Here are some of the most striking chimneys and ventilation shafts to grace a Barcelona roofline, on Casa Mila or "La Pedrera", one of Gaudi's most famous apartment buildings (so famous that you need to get there for opening time or be swamped by the deluge of tour parties and other visitors).
They look vaguely like Dr. Who's latest adversaries - though how many of them are decorated with fragments of broken plates and champagne bottles?. The humanoid appearance is hardly surprising, since his designs are heavily influenced by organic forms: to the point that (if I understood the exhibitions inside correctly) he did not produce fully worked out plans, rather sketches and concepts, influenced by his observations and studies of trees, shells, animal skeletons and so on.

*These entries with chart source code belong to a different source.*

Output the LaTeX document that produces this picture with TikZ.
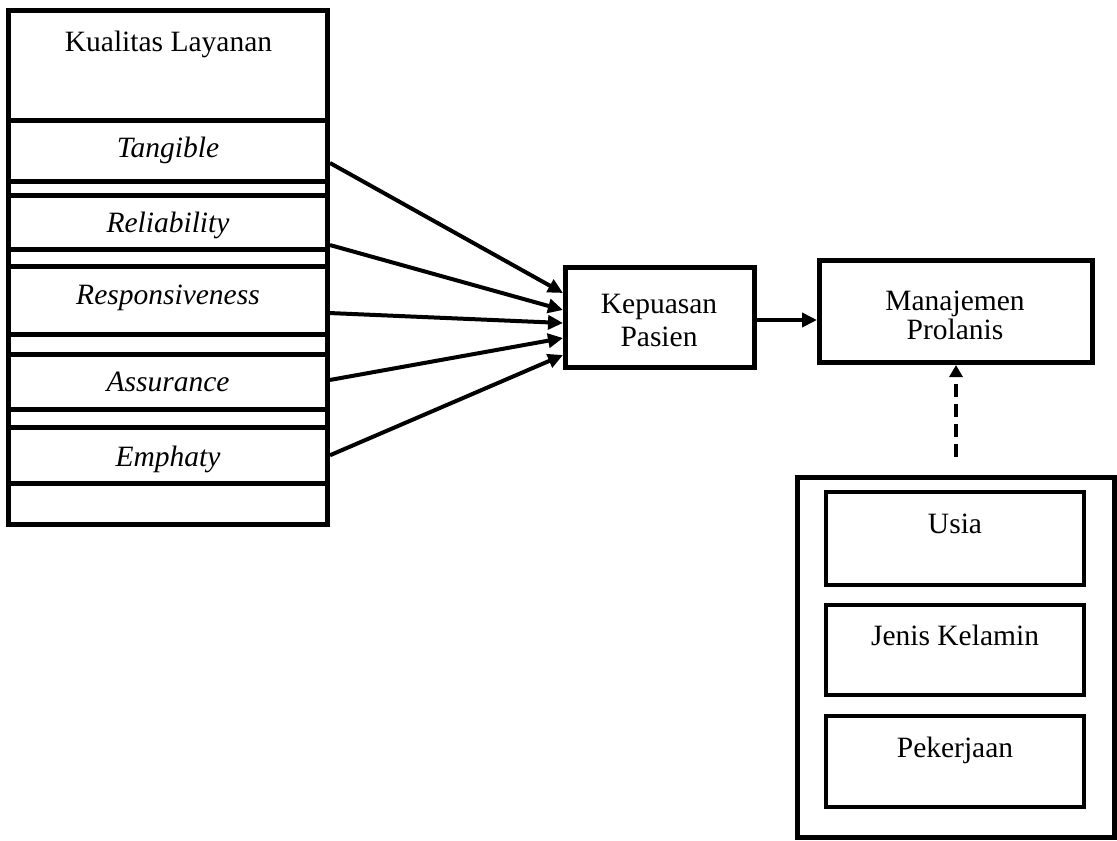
\documentclass[tikz,border=0pt]{standalone}
\usepackage{fontspec}
\setmainfont{Liberation Serif}
\usetikzlibrary{arrows.meta}
\begin{document}
\begin{tikzpicture}[x=0.5pt,y=-0.5pt,
  box/.style={draw,line width=2.5pt,rectangle,inner sep=0pt},
  ibox/.style={draw,line width=2pt,rectangle,inner sep=0pt},
  lbl/.style={anchor=base,inner sep=0pt,font=\fontsize{14.75}{18}\selectfont},
  ilbl/.style={lbl,font=\fontsize{14.75}{18}\selectfont\itshape},
  arr/.style={line width=2pt,-{Triangle[length=7.5pt,width=7pt]}},
  darr/.style={line width=1.75pt,dash pattern=on 6.5pt off 3.5pt,-{Triangle[length=6pt,width=6.5pt]}}]
\useasboundingbox (0,0) rectangle (1117,840);
% left stack
\node[box,minimum width=159.5pt,minimum height=257pt] (kual) at (168,267.5) {};
\node[box,minimum width=159.5pt,minimum height=30.5pt] (tan) at (168,150.5) {};
\node[box,minimum width=159.5pt,minimum height=27.25pt] (rel) at (168,222.25) {};
\node[box,minimum width=159.5pt,minimum height=34.25pt] (res) at (168,300.25) {};
\node[box,minimum width=159.5pt,minimum height=27.75pt] (ass) at (168,381.75) {};
\node[box,minimum width=159.5pt,minimum height=28.25pt] (emp) at (168,455.25) {};
\node[lbl] (kualt) at (168.5,52) {Kualitas Layanan};
\node[ilbl] (tant) at (168,157) {Tangible};
\node[ilbl] (relt) at (168,232.5) {Reliability};
\node[ilbl] (rest) at (168,304) {Responsiveness};
\node[ilbl] (asst) at (168,391.5) {Assurance};
\node[ilbl] (empt) at (168,466) {Emphaty};
% middle
\node[box,minimum width=94.5pt,minimum height=50pt] (kep) at (660,317.5) {};
\node[lbl] (kepa) at (659,313) {Kepuasan};
\node[lbl] (kepb) at (659,346) {Pasien};
\node[box,minimum width=136.5pt,minimum height=51pt] (man) at (956,311.5) {};
\node[lbl] (mana) at (955,310) {Manajemen};
\node[lbl] (manb) at (955,339) {Prolanis};
% right group
\node[box,minimum width=158.5pt,minimum height=180pt] (ctl) at (956,657.5) {};
\node[ibox,minimum width=129.25pt,minimum height=46.25pt] (usia) at (954.75,538.25) {};
\node[ibox,minimum width=129.25pt,minimum height=45.25pt] (jk) at (954.75,649.75) {};
\node[ibox,minimum width=129.25pt,minimum height=45.75pt] (pek) at (954.75,761.25) {};
\node[lbl] (usiat) at (955,533) {Usia};
\node[lbl] (jkt) at (955,645) {Jenis Kelamin};
\node[lbl] (pekt) at (955,757) {Pekerjaan};
% connectors
\draw[arr] ([yshift=-6.25pt]tan.east) -- ([yshift=12.25pt]kep.west);
\draw[arr] ([yshift=-11.4pt]rel.east) -- ([yshift=3.75pt]kep.west);
\draw[arr] ([yshift=-6.4pt]res.east) -- ([yshift=-2.75pt]kep.west);
\draw[arr] ([yshift=0.9pt]ass.east) -- ([yshift=-10.25pt]kep.west);
\draw[arr] (emp.east) -- ([yshift=-18.75pt]kep.west);
\coordinate (k1) at ([yshift=-1.25pt]kep.east);
\draw[arr] (k1) -- (k1 -| man.west);
\draw[darr] ([yshift=9pt]ctl.north) -- (man.south);
\end{tikzpicture}
\end{document}
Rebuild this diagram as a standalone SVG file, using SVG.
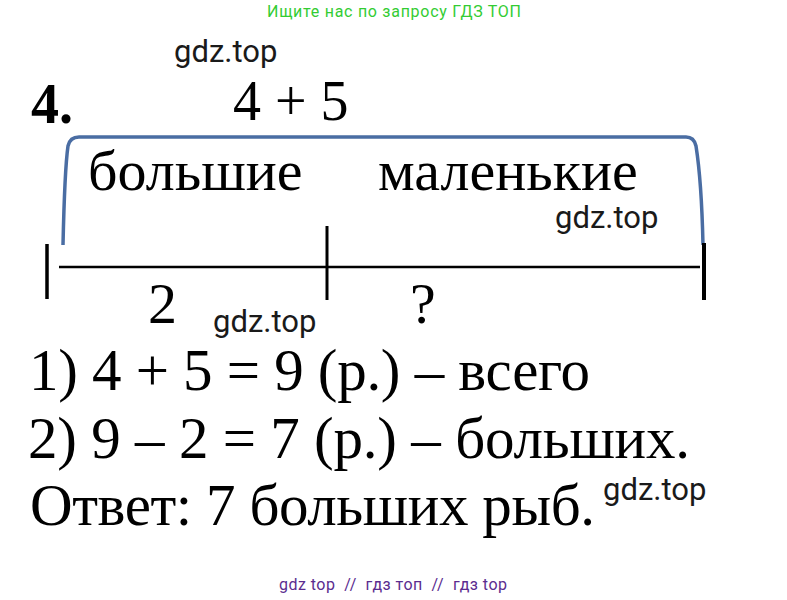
<svg xmlns="http://www.w3.org/2000/svg" width="787" height="600" viewBox="0 0 787 600">
<style>
.s{font-family:"Liberation Serif","Times New Roman",serif;fill:#000}
.w{font-family:Roboto,"Liberation Sans",sans-serif;fill:#1a1a1a;font-size:31px}
.k{stroke:#000;fill:none}
</style>
<rect width="787" height="600" fill="#fff"/>
<text x="267" y="17" textLength="254" style="font-family:Roboto,'Liberation Sans',sans-serif;font-size:16px;fill:#33cc33">Ищите нас по запросу ГДЗ ТОП</text>
<text class="w" x="174" y="62">gdz.top</text>
<text class="s" x="31" y="123" font-size="56" font-weight="bold">4.</text>
<text class="s" x="233" y="120" font-size="56">4 + 5</text>
<path d="M63,245 C64,200 66,160 68,146 Q70,137 79,137 L686,137 Q694,137 696,146 C699,165 702,200 703,245" fill="none" stroke="#4a6da3" stroke-width="3.5"/>
<text class="s" x="88" y="190" font-size="58">большие</text>
<text class="s" x="378" y="190" font-size="58">маленькие</text>
<text class="w" x="555" y="228">gdz.top</text>
<path class="k" d="M59,267 H700" stroke-width="2.5"/>
<path class="k" d="M47,244 V299" stroke-width="3.5"/>
<path class="k" d="M327,226 V300" stroke-width="3"/>
<path class="k" d="M704,243 V300" stroke-width="4"/>
<text class="s" x="148" y="323" font-size="58">2</text>
<text class="s" x="410" y="323" font-size="58">?</text>
<text class="w" x="213" y="332">gdz.top</text>
<text class="s" x="29" y="390" font-size="59" textLength="561">1) 4 + 5 = 9 (р.) – всего</text>
<text class="s" x="28" y="458" font-size="59" textLength="662">2) 9 – 2 = 7 (р.) – больших.</text>
<text class="s" x="30" y="525" font-size="59" textLength="565">Ответ: 7 больших рыб.</text>
<text class="w" x="603" y="500">gdz.top</text>
<text x="279" y="590" xml:space="preserve" textLength="228" style="white-space:pre;font-family:Roboto,'Liberation Sans',sans-serif;font-size:16px;fill:#5b2c8f">gdz top  //  гдз топ  //  гдз top</text>
</svg>
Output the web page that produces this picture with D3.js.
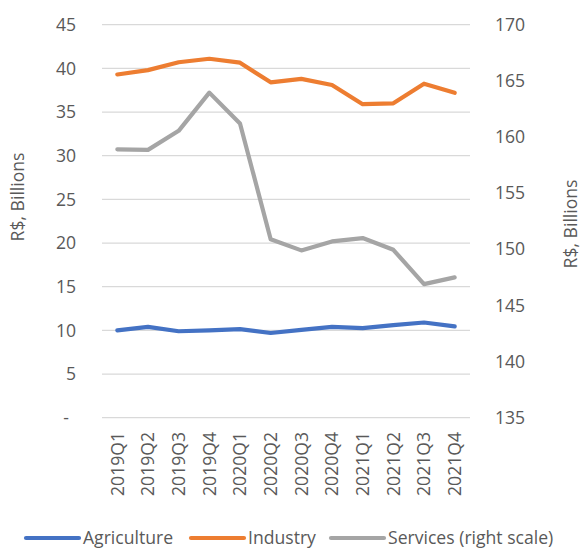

The tour stars on the roof, and then you descend to the attic where all this is explained (there's a similar though, as I recall, less exhaustive explanation of all this at his other great creation across the street, the "gingerbread house" Casa Batlló). Much is made of the "catenary arch", the inverted shape of a suspended chain: turn the image of the chain model in this picture upside down, and you have the outline of the structure for one of his churches, complete with its supports, struts and buttresses. And looking the length of the attic, with a succession of arches supporting a single beam is like being in the belly of a whale.
Once you get down to the apartment on show, it all becomes much more conventional, since the (admittedly flexible and flowing) spaces are organised and decorated much more to the tastes of the early twentieth century. What sticks in the mind is the extraordinariness of what's on the roof, as striking a contrast to today's bland office-boxes as it is to the pomposities of its predecessors.